Delectatio angeli – Music of love, longing & lament
Catherine Bott (soprano), Pavlo Beznosiuk (fiddle), Mark Levy (fiddle)
CDA67549
An extract from Kate Bott’s introduction to this recording:
“This project began over lunch at Pavlo Beznosiuk’s house, when he, Mark Levy and I were spending a day playing through our favourite repertoire, with a view to making a CD celebrating the compelling sound of one voice and two fiddles. The fiddle was a five-stringed bowed instrument which was the most important musical instrument in the middle ages, because in the hands of a master fiddler it could so closely follow and imitate the human voice. We’d begun exploring this combination of gut strings (theirs and mine) almost by chance a few years ago—and the experience proved so liberating that we kept going.
“There are various ways of creating a programme for a recording. You can record someone’s complete output within a genre—but no one wrote their songs and dances exclusively for soprano and fiddles. You can devise a programme around a theme—well, the overwhelming topic for solo songs is, of course, unrequited love, but that would mean leaving out so many interesting lyrics. Or you can just make a delicious and varied selection of great music from among your own personal favourites and go into a recording studio.
“A studio? When it is a truth universally acknowledged that early music is always recorded in a lovely country church? How could we deprive ourselves of all those stirring times when your best performance ever fades into a Gothic silence accompanied only by the distant roar of a ride-on lawnmower, or a reassuring helicopter accompanying the passage of Someone Very Important to the nearest country house hotel?

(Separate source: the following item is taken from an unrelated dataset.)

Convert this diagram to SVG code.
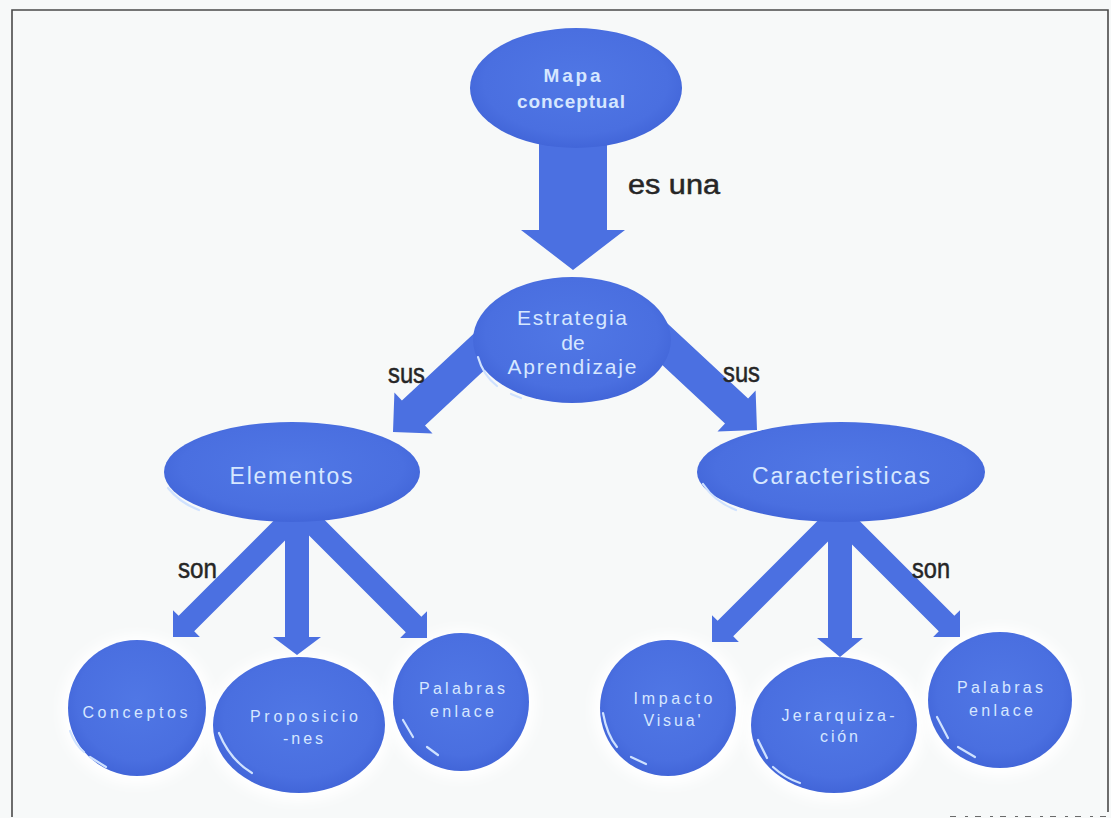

Without a backward glance, as it turned out.
“Mark and Pavlo are players of international standing on the Baroque viol and violin—I never fail to be moved by the passion and spontaneity of their performances on medieval fiddles, and I’m bowled over by their commitment to getting the most out of these more primitive instruments. It was one of those magical recordings that was a delight to make from start to finish.
“Whether you’re discovering this wondrous music for the first time or are revisiting much-loved repertoire, I hope you enjoy these pieces as much as we do.”